Appellant S395/2002 v. Minister for Immigration and Multicultural Affairs, High Court of Australia (9 December 2003)
Judicial review by the High Court of Australia of a decision of the Refugee Review Tribunal.
Under Section 36(2)(a) of the Migration Act 1958 (Commonwealth) a non-citizen could be granted a protection visa if Australia owed them protection under the 1951 Convention Relating to the Status of Refugees. Under Article 1A of the Convention a non-citizen would qualify as a refugee if, “owing to well-founded fear of being persecuted for reasons of race, religion, nationality, membership of a particular social group or political opinion, is outside the country of his nationality and is unable or, owing to such fear, is unwilling to avail himself of the protection of that country”.
The appellants arrived in Australia from Bangladesh and applied for protection visas. They claimed they had a well-founded fear that, if they returned to Bangladesh, they would be persecuted because of their homosexuality. A delegate of the respondent Minister denied their claim. The Tribunal then rejected the appellants’ applications for a review of that decision. The Tribunal affirmed that the appellants, as homosexual men, were members of a social group for the purposes of the Convention, but were not refugees because they did not have a well-founded fear of persecution if returned to Bangladesh.
The Tribunal found that homosexuality was not accepted in Bangladeshi society and that homosexual sexual acts were criminalised under Section 377 of the Penal Code of Bangladesh. Prosecutions were rare but it was nevertheless impossible to live openly as a gay man in Bangladeshi society without risk of serious harm. However, the Tribunal concluded that homosexuality was generally ignored rather than openly confronted and that men were able to have homosexual relationships provided they were “discreet”. The Tribunal found that the applicants had not previously suffered serious harm on the basis of their sexual orientation and there was no “real chance” that they would be persecuted if they returned to Bangladesh. The Tribunal held that the appellants had “clearly conducted themselves in a discreet manner” and there was “no reason to suppose that they would not continue to do so if they returned home now”.
Whether the applicants, as homosexuals, were required to modify their behaviour by acting discreetly in order to avoid persecution; whether the Tribunal erred by dividing the social group of homosexual men into ‘discreet’ and ‘non-discreet’ sub-categories.
Migration Act 1958, Sections 36(2)(a) and 476(1)(e).
1951 Convention Relating to the Status of Refugees, Article 1A.
Reasoning of the Court
The High Court found 4 to 2 for the appellants. The majority delivered two separate joint-judgments. Both majority opinions found the Tribunal’s implicit finding, that homosexual men would not be subject to persecution if they acted discreetly, to be problematic. When the Tribunal stated that there was no reason to suppose that the appellants would not continue to act discreetly if they returned home, it had effectively broken the social group of “homosexual males in Bangladesh” into two sub-categories, those who were discreet and those who were not. The Tribunal implied that it would be more difficult for a “discreet” homosexual to obtain asylum because he would be less likely to suffer persecution. In creating this “false dichotomy”, the Tribunal had fallen into jurisdictional error.

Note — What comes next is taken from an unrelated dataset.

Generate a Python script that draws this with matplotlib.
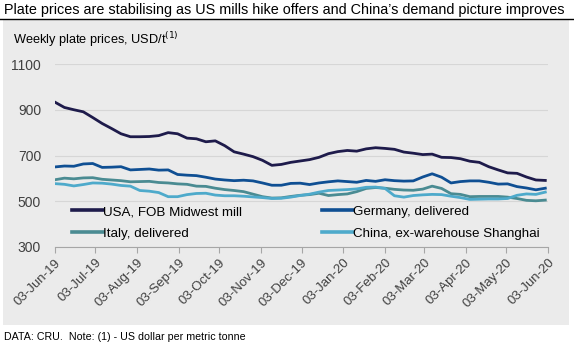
import numpy as np
import pandas as pd
import matplotlib
matplotlib.use("Agg")
import matplotlib.pyplot as plt
import matplotlib.dates as mdates
from matplotlib.patches import Rectangle
from matplotlib.lines import Line2D

plt.rcParams["font.family"] = ["Liberation Sans", "DejaVu Sans"]

# weekly dates, first week 03-Jun-19
dates = pd.date_range("2019-06-03", periods=53, freq="7D")

usa = [933, 910, 900, 891, 866, 840, 818, 795, 782, 782,
       783, 787, 800, 795, 776, 773, 760, 764, 743, 716,
       706, 695, 679, 657, 661, 670, 676, 682, 692, 708,
       717, 722, 719, 729, 734, 731, 727, 715, 710, 704,
       706, 692, 691, 686, 675, 670, 651, 637, 624, 622,
       606, 593, 591]
germany = [650, 654, 653, 663, 665, 648, 649, 651, 637, 639,
           641, 636, 637, 617, 614, 612, 605, 597, 593, 590,
           592, 589, 580, 570, 570, 578, 579, 573, 580, 585,
           589, 586, 583, 591, 587, 594, 590, 588, 589, 606,
           620, 605, 580, 586, 589, 589, 583, 575, 576, 564,
           558, 550, 557]
italy = [594, 601, 598, 602, 603, 596, 593, 590, 585, 586,
         587, 582, 580, 576, 574, 566, 565, 557, 551, 547,
         542, 531, 520, 514, 515, 521, 526, 529, 535, 525,
         529, 532, 542, 556, 560, 557, 552, 549, 548, 553,
         566, 556, 533, 530, 520, 521, 521, 521, 518, 512,
         504, 502, 505]
china = [577, 574, 567, 573, 580, 579, 575, 569, 566, 547,
         544, 538, 520, 520, 529, 534, 535, 527, 524, 524,
         522, 519, 516, 512, 513, 518, 525, 531, 540, 547,
         549, 551, 554, 561, 562, 556, 524, 518, 525, 528,
         530, 529, 522, 516, 508, 509, 510, 510, 512, 526,
         532, 530, 540]

series_names = ["USA, FOB Midwest mill", "Germany, delivered",
                "Italy, delivered", "China, ex-warehouse Shanghai"]
series_colors = ["#1e1b4b", "#0f4f93", "#4a8b92", "#4eaacb"]

fig = plt.figure(figsize=(5.74, 3.49), dpi=100)
fig.patch.set_facecolor("white")

# grey panel behind the chart
fig.patches.append(Rectangle((3 / 574, 1 - 325 / 349), 566 / 574, 306 / 349,
                             transform=fig.transFigure, facecolor="#ebebeb",
                             edgecolor="none", zorder=-10))
# title rule
fig.add_artist(Line2D([0, 1], [1 - 18.5 / 349] * 2, transform=fig.transFigure,
                      color="black", linewidth=1.0))

fig.text(4 / 574, 1 - 10 / 349, "Plate prices are stabilising as US mills hike offers and China\u2019s demand picture improves",
         fontsize=10.4, va="center", ha="left", color="black")
fig.text(13 / 574, 1 - 40 / 349, "Weekly plate prices, USD/t$^{(1)}$",
         fontsize=9.2, va="center", ha="left", color="black")
fig.text(4 / 574, 1 - 337 / 349, "DATA: CRU.  Note: (1) - US dollar per metric tonne",
         fontsize=7.7, va="center", ha="left", color="black")

ax = fig.add_axes([55 / 574, 1 - 247 / 349, 493 / 574, 183 / 349])
ax.set_facecolor("none")
ax.set_zorder(5)

lines = {}
for vals, name, col in zip([usa, germany, italy, china], series_names, series_colors):
    lines[name], = ax.plot(dates, vals, color=col, linewidth=2.0, label=name)

ax.set_ylim(300, 1100)
ax.set_yticks(range(300, 1101, 200))
ax.set_xlim(pd.Timestamp("2019-06-03"), pd.Timestamp("2020-06-03"))
tick_dates = pd.date_range("2019-06-01", "2020-06-03", freq="MS") + pd.Timedelta(days=2)
ax.set_xticks(tick_dates)
ax.xaxis.set_major_formatter(mdates.DateFormatter("%d-%b-%y"))

ax.grid(axis="y", color="#d6d6d6", linewidth=0.8)
ax.set_axisbelow(True)
for side in ["top", "right", "left"]:
    ax.spines[side].set_visible(False)
ax.spines["bottom"].set_color("#a6a6a6")
ax.tick_params(axis="y", length=0, labelsize=10, labelcolor="#404040", pad=10)
ax.tick_params(axis="x", length=4, color="#a6a6a6", labelsize=9.5, labelcolor="#404040", pad=3)
for lab in ax.get_xticklabels():
    lab.set_rotation(45)
    lab.set_ha("right")
    lab.set_rotation_mode("anchor")

# row-wise legend order: USA, Germany / Italy, China
order = [series_names[0], series_names[2], series_names[1], series_names[3]]
leg = ax.legend([lines[n] for n in order], order, ncol=2, loc="upper left",
                bbox_to_anchor=(0.035, 0.225), frameon=False,
                fontsize=9.6, handlelength=2.3, handletextpad=0.0, columnspacing=6.0,
                labelspacing=0.68, borderaxespad=0, borderpad=0)
for h in leg.legend_handles:
    h.set_linewidth(2.6)

fig.savefig("out.png", dpi=100)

Justices McHugh and Kirby held that the Tribunal’s decision was wrong in principle to the extent that it created a requirement or expectation that asylum seekers should take reasonable steps to avoid persecutory harm. They held that “persecution does not cease to be persecution for the purpose of the Convention because those persecuted can eliminate the harm by taking avoiding action within the country of nationality”. An analogy to racial and religious persecution was illustrative. The object of the Convention itself would be undermined if individuals were required to modify their beliefs or opinions or to conceal their racial or national identities as a prerequisite to receiving protection. The same was true for the social group of homosexual Bangladeshi men.
The Tribunal had failed to consider how the appellants’ conduct was influenced by the threat of serious harm; whether the appellants had acted discreetly in order to avoid harm; and, whether this in itself constituted persecution. In doing so, the Tribunal had misdirected itself on the issue of discretion and had not properly considered the appellants’ claims that they had a real and well-founded fear of persecution if they returned to Bangladesh. The real question was whether the harm that would be suffered was such that, “by reason of its intensity or duration, the person cannot reasonably be expected to tolerate it”.
Justices Gummow and Hayne also held that it would be wrong to expect an applicant for asylum to live discreetly so as to avoid persecutory harm. The Tribunal had no jurisdiction to compel applicants for asylum to behave in a certain way in their country of nationality. The Tribunal had asked the wrong question by placing an emphasis on the “discreet” conduct of the appellants, rather than contextualising and considering the adverse consequences that their sexual identities had within Bangladeshi society. The use of terms such as “discretion” and “being discreet” in connection with sexual expression could be misleading and, by using such terms, the Tribunal had distorted the real issue of whether the appellants had a well-founded fear of persecution within the meaning of the Convention.
The appeal was allowed and the original decision set aside. The matter was remanded to the Tribunal for re-determination.